Connecting the big data with graphs
When it comes to processing big data, there are multitudes of data science approach, each with its own strengths.

One approach, graph data science, is strong in sniffing out connections and relationships between billions and even trillions of data points through graphing—in order to aid prediction of future relationships and problems. 

For example, knowledge graphs are good for mapping complex, inter-connected supply chains and maintaining high performance with vast volumes of data.

The natively relationship-centric approach makes knowing graphing suitable for certain complex data analytics use cases where relational and other legacy databases cannot suffice.

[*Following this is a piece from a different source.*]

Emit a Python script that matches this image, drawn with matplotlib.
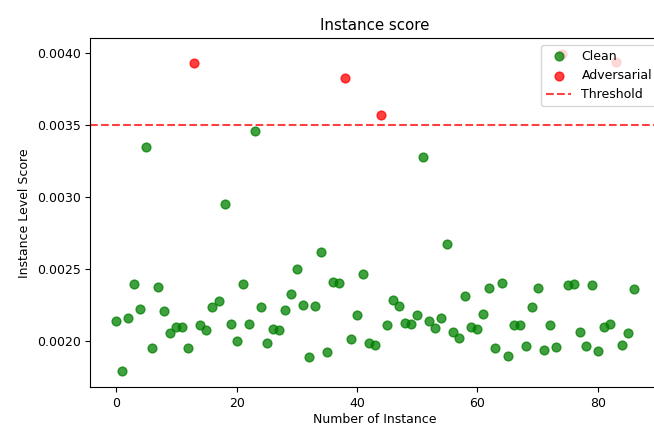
import matplotlib
matplotlib.use('Agg')
import matplotlib.pyplot as plt

n_instances = 87
threshold = 0.0035

adv_idx = [13, 38, 44, 74, 83]
adv_score = [0.003930, 0.003831, 0.003574, 0.003993, 0.003940]

clean_idx = [i for i in range(n_instances) if i not in adv_idx]
clean_score = [
    0.002139, 0.001790, 0.002162, 0.002394, 0.002224, 0.003349, 0.001949, 0.002377,
    0.002208, 0.002056, 0.002099, 0.002099, 0.001949,
    0.002111, 0.002074, 0.002234, 0.002278, 0.002956, 0.002118, 0.002002, 0.002396,
    0.002118, 0.003463, 0.002234, 0.001984, 0.002083, 0.002076, 0.002215, 0.002324,
    0.002502, 0.002252, 0.001887, 0.002243, 0.002618, 0.001924, 0.002412, 0.002403,
    0.002012, 0.002181, 0.002465, 0.001984, 0.001974,
    0.002109, 0.002285, 0.002243, 0.002127, 0.002118, 0.002181, 0.003278, 0.002139,
    0.002090, 0.002162, 0.002678, 0.002065, 0.002021, 0.002315, 0.002099, 0.002083,
    0.002190, 0.002368, 0.001949, 0.002403, 0.001896, 0.002111, 0.002111, 0.001968,
    0.002234, 0.002368, 0.001935, 0.002111, 0.001958,
    0.002389, 0.002396, 0.002065, 0.001963, 0.002387, 0.001933, 0.002099, 0.002118,
    0.001974, 0.002056, 0.002359,
]

plt.rcParams['font.size'] = 9

fig = plt.figure(figsize=(6.54, 4.26), dpi=100)
# axes run a few pixels past the right edge of the figure
ax = fig.add_axes([0.138, 0.091, 0.871, 0.819])

ax.scatter(clean_idx, clean_score, color='green', alpha=0.75, s=40, label='Clean')
ax.scatter(adv_idx, adv_score, color='red', alpha=0.75, s=40, label='Adversarial')
ax.axhline(threshold, color='red', linestyle='--', alpha=0.75, label='Threshold')

ax.set_title('Instance score')
ax.set_xlabel('Number of Instance', labelpad=2)
ax.set_ylabel('Instance Level Score')
ax.legend(loc='upper right', bbox_to_anchor=(1.006, 1.0))

fig.savefig('out.png', dpi=100)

A graph database typically demonstrates 100 times faster query response speeds in contrast to a traditional SQL database. It lets the connected data ‘speak for itself’, such as running and unsupervised method of graph algorithm to find the signal in the noise.

A knowledge graph can identify chains and rings of linked individuals, scoring the quality, quantity and distance of one party’s relationships with suspicious entities. With a customer database, graphing could show how the community of customers interacts, which could be useful information for segmentation. Suspected connections between individuals and entities can become more visible and allow for much earlier intervention.

A predictive, not reactive approach
Once the kinds of patterns discerned by graphing are brought into the light, they can be used to predict a certain outcome and guide intervention.

For example, one national finance ministry is using graph data science to map around 150,000 people, firms and documents, as well as approximately 750,000 relationships between these entities—for fraud prevention and intervention.

If suspicious transactions are detected, they are analyzed together with all relevant information and documents in the graph. This is invaluable to legal experts because, instead of taking a superficial look at relationships, they can now uncover relationships only apparent at the second or third level, thanks to the graphing approach.